◆ TASK REQUIREMENTS ◆
Everything from the first line down to the line containing "(student) at (460,322)" is to be retyped exactly, both ends included, with pictures left out.

[begin INPUT]

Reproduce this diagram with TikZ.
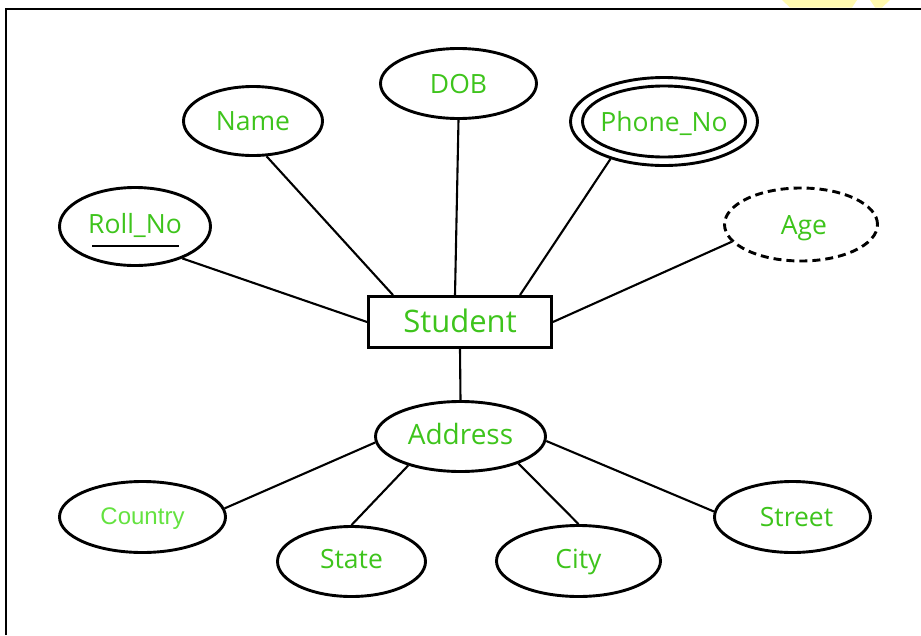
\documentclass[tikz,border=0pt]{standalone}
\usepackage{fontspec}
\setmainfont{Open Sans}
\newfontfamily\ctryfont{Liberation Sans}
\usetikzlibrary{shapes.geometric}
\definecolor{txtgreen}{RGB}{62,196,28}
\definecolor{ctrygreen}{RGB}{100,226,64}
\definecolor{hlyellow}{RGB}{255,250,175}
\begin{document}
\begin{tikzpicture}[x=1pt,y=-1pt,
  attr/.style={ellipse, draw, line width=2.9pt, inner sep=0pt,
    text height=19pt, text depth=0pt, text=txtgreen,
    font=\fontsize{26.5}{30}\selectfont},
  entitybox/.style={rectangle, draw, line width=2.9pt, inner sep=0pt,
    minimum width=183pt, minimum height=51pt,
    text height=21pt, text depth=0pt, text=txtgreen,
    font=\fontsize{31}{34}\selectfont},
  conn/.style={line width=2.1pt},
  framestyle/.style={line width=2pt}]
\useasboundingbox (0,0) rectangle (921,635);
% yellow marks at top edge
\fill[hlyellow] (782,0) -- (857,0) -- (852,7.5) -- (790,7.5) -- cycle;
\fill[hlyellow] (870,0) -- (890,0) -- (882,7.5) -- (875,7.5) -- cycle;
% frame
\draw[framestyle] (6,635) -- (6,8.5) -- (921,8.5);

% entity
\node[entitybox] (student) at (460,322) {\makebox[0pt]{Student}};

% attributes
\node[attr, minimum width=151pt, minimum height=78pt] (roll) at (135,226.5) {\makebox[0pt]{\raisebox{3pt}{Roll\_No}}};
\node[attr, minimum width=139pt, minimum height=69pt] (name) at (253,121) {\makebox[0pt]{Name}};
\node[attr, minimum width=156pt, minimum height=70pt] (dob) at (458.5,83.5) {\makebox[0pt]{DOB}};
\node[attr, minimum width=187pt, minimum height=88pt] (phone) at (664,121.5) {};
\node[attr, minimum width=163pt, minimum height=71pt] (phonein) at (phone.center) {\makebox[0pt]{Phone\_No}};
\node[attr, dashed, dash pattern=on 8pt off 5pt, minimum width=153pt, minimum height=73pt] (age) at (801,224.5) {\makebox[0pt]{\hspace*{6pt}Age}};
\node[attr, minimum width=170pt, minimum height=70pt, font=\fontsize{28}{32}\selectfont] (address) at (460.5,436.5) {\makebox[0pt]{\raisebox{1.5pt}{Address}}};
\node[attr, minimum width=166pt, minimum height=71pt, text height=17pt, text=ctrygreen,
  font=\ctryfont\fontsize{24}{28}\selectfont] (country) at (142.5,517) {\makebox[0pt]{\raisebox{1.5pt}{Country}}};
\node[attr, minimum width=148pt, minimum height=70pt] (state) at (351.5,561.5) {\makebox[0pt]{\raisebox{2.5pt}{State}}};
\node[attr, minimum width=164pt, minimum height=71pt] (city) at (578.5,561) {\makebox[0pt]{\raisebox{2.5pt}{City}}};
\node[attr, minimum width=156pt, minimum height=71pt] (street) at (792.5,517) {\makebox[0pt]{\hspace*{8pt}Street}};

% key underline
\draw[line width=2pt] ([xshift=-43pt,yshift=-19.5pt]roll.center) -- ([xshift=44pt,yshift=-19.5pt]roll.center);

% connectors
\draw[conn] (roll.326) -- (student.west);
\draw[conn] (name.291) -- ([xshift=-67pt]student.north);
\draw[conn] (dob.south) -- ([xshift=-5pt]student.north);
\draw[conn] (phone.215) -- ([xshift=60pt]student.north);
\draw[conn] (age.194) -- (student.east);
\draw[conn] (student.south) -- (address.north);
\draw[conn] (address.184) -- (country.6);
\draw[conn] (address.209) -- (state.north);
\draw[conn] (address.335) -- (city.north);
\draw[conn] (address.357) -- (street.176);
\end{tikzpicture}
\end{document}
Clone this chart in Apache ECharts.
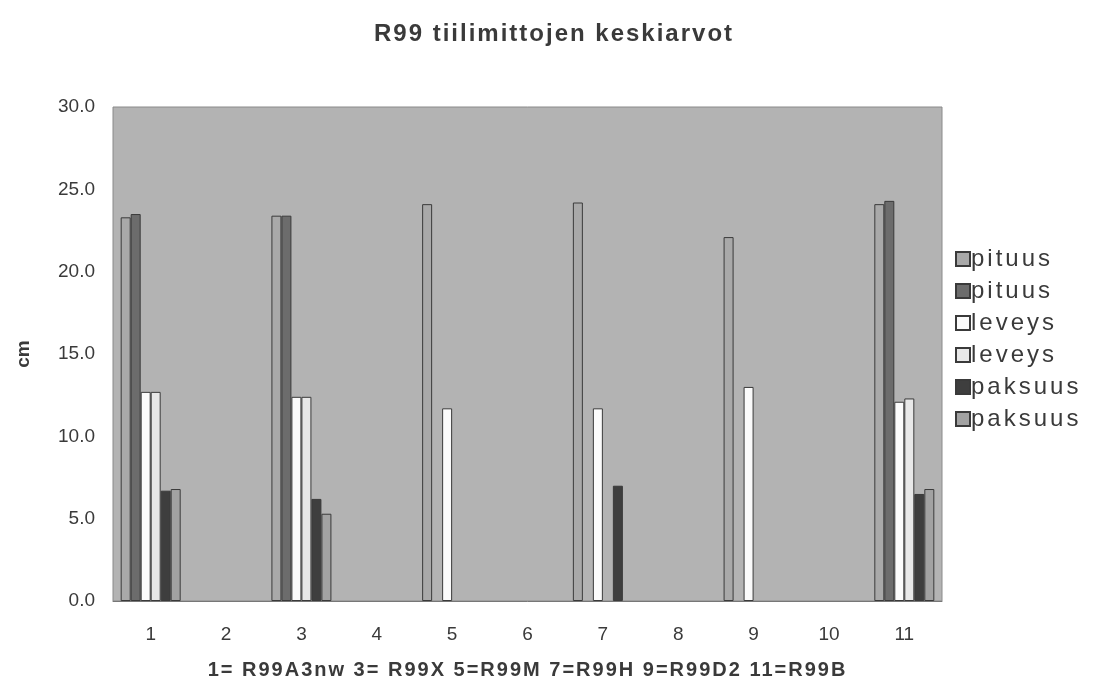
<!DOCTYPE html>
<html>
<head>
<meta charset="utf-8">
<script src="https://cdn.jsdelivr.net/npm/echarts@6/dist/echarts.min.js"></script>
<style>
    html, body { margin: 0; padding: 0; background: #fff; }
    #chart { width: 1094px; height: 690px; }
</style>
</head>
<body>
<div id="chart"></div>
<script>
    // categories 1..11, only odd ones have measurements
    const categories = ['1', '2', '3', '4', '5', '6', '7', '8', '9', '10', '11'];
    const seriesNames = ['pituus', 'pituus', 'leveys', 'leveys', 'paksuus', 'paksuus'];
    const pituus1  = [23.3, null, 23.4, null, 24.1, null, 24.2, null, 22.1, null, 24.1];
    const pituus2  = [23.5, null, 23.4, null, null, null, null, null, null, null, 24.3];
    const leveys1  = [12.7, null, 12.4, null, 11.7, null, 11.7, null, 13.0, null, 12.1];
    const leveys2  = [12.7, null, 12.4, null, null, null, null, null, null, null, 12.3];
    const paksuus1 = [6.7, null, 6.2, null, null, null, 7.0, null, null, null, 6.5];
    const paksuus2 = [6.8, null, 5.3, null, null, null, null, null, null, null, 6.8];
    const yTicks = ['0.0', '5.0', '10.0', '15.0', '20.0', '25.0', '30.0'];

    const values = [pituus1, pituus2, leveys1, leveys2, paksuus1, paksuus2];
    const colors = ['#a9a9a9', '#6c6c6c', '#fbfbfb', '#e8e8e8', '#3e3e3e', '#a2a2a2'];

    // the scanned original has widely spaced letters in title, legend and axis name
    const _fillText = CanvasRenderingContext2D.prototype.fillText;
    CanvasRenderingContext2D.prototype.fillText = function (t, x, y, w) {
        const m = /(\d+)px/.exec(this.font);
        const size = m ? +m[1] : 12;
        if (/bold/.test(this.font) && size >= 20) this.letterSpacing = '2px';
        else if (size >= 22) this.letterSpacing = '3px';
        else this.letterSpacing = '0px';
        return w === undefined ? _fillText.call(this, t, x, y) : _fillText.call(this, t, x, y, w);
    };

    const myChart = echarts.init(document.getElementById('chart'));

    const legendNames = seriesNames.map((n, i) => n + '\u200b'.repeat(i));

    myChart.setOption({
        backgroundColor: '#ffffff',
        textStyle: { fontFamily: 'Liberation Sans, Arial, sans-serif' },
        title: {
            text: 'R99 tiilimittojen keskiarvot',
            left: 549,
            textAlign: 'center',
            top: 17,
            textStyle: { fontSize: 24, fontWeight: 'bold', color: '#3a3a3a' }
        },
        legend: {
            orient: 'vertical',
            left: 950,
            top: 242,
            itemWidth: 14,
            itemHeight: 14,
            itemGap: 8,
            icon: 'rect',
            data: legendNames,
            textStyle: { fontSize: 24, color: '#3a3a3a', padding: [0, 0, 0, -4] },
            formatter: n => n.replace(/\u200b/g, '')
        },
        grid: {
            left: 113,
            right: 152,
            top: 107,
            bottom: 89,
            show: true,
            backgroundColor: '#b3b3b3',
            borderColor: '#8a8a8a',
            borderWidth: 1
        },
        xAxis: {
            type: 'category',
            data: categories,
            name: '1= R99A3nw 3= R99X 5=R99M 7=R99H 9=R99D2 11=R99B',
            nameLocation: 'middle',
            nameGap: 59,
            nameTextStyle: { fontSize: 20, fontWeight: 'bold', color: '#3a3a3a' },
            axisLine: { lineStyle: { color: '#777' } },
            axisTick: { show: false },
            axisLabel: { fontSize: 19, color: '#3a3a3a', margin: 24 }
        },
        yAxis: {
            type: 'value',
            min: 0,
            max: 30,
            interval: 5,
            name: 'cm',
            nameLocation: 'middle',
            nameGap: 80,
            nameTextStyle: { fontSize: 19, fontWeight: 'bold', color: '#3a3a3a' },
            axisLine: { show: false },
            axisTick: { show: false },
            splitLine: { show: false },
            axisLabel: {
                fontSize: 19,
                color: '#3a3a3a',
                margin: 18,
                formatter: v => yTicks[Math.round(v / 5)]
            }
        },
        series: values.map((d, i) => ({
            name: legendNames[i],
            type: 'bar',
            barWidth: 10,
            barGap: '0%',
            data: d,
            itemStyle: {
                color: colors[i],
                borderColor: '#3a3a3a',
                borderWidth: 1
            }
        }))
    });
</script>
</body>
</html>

[end INPUT]

◆ WRITTEN REPLY ◆
Reproduce this diagram with TikZ.
\documentclass[tikz,border=0pt]{standalone}
\usepackage{fontspec}
\setmainfont{Open Sans}
\newfontfamily\ctryfont{Liberation Sans}
\usetikzlibrary{shapes.geometric}
\definecolor{txtgreen}{RGB}{62,196,28}
\definecolor{ctrygreen}{RGB}{100,226,64}
\definecolor{hlyellow}{RGB}{255,250,175}
\begin{document}
\begin{tikzpicture}[x=1pt,y=-1pt,
  attr/.style={ellipse, draw, line width=2.9pt, inner sep=0pt,
    text height=19pt, text depth=0pt, text=txtgreen,
    font=\fontsize{26.5}{30}\selectfont},
  entitybox/.style={rectangle, draw, line width=2.9pt, inner sep=0pt,
    minimum width=183pt, minimum height=51pt,
    text height=21pt, text depth=0pt, text=txtgreen,
    font=\fontsize{31}{34}\selectfont},
  conn/.style={line width=2.1pt},
  framestyle/.style={line width=2pt}]
\useasboundingbox (0,0) rectangle (921,635);
% yellow marks at top edge
\fill[hlyellow] (782,0) -- (857,0) -- (852,7.5) -- (790,7.5) -- cycle;
\fill[hlyellow] (870,0) -- (890,0) -- (882,7.5) -- (875,7.5) -- cycle;
% frame
\draw[framestyle] (6,635) -- (6,8.5) -- (921,8.5);

% entity
\node[entitybox] (student) at (460,322) {\makebox[0pt]{Student}};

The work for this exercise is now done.